PROVIDED MATERIAL »
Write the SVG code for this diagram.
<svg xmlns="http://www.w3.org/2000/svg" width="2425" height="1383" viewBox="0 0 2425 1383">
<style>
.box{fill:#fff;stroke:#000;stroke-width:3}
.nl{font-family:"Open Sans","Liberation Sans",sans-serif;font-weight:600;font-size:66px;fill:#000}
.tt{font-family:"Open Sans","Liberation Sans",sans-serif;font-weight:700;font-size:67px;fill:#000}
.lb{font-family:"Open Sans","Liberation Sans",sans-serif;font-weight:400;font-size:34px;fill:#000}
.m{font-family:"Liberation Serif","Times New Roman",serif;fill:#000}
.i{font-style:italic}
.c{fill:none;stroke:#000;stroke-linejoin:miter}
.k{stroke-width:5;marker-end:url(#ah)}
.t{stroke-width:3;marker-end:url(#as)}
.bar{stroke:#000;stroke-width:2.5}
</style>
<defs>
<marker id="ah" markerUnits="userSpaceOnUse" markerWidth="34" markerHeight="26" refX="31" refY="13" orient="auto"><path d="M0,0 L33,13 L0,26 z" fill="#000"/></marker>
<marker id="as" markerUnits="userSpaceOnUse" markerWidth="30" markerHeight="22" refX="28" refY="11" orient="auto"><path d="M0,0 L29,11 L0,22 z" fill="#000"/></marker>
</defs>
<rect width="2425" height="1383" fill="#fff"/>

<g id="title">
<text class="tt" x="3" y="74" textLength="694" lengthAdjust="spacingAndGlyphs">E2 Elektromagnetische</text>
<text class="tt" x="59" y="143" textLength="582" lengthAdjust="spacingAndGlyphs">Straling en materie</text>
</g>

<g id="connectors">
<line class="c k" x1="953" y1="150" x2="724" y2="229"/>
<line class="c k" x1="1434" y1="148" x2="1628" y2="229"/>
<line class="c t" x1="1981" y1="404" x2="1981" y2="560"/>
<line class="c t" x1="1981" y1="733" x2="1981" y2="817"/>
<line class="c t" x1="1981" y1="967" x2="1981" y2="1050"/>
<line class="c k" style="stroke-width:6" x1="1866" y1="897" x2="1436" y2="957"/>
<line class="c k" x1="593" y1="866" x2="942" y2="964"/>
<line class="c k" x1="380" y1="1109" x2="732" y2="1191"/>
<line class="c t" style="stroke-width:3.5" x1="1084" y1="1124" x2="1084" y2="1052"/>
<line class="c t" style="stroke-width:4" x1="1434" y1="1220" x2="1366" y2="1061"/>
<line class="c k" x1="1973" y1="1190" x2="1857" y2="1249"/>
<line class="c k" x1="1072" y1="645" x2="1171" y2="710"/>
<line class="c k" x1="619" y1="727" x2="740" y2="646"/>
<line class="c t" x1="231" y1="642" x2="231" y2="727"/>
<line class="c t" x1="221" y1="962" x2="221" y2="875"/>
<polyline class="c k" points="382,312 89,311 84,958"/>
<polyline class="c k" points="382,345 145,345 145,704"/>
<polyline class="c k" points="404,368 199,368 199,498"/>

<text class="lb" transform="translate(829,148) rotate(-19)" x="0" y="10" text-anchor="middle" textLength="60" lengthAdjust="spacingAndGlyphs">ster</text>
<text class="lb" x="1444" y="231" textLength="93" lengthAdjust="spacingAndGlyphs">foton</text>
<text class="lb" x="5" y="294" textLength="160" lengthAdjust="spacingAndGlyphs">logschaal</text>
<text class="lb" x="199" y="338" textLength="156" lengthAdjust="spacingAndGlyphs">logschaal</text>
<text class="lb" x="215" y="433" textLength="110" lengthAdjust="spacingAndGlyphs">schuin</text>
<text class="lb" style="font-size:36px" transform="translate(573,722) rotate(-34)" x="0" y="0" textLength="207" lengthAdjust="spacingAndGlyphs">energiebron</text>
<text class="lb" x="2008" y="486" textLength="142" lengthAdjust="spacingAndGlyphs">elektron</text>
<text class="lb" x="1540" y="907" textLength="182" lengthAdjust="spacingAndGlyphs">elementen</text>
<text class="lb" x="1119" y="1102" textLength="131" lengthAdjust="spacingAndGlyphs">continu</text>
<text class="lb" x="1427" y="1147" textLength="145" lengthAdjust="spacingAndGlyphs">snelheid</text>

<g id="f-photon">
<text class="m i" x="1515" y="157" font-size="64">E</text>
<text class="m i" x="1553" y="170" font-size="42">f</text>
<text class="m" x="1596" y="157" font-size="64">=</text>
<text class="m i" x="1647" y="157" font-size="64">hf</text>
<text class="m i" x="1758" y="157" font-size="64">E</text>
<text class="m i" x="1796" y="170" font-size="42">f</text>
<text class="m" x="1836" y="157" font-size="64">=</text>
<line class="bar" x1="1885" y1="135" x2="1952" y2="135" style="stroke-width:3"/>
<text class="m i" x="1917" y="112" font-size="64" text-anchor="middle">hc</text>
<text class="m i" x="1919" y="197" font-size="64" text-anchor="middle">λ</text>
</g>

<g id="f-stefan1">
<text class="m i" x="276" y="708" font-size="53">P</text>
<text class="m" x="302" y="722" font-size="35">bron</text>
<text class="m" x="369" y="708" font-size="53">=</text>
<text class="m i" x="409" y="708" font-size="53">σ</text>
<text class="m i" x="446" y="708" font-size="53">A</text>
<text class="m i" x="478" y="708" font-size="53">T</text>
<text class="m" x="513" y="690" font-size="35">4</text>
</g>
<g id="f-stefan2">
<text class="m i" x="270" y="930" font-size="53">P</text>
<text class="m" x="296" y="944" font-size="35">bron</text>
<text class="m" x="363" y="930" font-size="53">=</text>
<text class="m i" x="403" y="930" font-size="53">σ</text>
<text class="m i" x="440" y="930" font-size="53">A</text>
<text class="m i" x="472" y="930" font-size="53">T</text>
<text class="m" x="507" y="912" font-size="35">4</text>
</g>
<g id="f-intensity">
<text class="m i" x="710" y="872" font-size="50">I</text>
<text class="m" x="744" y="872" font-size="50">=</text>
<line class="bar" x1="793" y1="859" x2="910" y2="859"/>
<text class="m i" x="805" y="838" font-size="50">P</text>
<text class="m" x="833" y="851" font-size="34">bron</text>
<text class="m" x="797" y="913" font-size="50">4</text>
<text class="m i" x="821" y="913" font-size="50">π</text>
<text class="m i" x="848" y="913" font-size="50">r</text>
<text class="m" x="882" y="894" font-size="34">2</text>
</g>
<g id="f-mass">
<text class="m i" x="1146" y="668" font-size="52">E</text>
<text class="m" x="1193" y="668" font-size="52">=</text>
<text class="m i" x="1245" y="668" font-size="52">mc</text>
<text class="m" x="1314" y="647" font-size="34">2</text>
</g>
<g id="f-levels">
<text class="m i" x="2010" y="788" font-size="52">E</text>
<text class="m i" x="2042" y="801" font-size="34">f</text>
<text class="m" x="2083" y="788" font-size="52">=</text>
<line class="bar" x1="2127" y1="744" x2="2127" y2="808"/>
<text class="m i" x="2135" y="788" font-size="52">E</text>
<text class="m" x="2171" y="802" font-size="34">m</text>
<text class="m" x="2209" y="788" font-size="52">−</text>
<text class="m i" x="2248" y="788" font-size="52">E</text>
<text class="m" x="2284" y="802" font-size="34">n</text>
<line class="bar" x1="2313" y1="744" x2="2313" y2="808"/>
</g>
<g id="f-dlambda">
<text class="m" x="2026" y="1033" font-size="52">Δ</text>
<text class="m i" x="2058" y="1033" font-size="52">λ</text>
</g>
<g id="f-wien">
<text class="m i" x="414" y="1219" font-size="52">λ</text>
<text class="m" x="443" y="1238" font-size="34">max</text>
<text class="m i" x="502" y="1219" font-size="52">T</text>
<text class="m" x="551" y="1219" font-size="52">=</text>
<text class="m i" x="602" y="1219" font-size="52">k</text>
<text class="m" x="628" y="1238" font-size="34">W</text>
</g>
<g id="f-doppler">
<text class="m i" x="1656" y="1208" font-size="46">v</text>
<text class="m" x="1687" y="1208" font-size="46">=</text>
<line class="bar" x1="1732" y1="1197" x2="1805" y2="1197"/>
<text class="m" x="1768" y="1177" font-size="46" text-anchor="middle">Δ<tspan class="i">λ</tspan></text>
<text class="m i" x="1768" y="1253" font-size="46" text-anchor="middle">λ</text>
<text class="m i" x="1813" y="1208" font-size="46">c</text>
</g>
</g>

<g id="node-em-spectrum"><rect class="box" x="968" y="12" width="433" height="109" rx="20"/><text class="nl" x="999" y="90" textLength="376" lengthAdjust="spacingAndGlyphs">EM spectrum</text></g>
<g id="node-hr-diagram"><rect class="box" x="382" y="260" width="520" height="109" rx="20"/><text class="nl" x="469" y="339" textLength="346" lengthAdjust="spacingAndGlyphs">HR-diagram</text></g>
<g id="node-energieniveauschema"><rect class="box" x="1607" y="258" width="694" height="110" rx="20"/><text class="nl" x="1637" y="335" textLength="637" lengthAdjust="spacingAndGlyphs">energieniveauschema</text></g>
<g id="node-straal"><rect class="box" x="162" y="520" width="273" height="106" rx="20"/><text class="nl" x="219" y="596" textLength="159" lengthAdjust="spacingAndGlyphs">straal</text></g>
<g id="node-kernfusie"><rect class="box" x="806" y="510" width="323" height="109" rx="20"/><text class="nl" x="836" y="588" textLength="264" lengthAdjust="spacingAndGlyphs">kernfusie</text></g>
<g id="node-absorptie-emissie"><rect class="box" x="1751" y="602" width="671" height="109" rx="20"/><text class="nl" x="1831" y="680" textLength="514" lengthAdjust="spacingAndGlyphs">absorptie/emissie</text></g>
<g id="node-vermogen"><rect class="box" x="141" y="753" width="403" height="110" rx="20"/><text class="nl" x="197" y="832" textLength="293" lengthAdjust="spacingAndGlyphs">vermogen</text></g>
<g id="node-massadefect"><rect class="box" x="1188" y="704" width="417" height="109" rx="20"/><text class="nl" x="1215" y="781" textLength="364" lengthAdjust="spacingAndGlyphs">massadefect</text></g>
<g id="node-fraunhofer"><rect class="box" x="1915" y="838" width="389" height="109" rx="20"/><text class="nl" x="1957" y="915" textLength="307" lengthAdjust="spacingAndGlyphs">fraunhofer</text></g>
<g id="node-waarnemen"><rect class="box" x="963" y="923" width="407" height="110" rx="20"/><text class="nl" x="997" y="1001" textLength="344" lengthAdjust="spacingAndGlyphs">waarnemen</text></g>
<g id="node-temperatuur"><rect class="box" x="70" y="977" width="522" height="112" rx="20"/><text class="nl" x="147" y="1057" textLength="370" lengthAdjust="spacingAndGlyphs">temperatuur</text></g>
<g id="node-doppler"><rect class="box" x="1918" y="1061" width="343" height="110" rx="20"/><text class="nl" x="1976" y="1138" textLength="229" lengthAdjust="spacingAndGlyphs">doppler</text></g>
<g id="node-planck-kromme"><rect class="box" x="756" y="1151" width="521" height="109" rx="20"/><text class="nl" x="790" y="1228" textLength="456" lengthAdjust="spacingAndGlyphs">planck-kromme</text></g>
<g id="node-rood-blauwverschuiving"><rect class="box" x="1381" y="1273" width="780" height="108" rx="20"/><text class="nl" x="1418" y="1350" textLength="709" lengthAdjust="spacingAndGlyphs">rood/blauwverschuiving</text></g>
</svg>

DESCRIPTION OF THE TASK » How many of the lines above include the word "diagram"? Respond with the number alone.

ANSWER TO THE EXERCISE » 2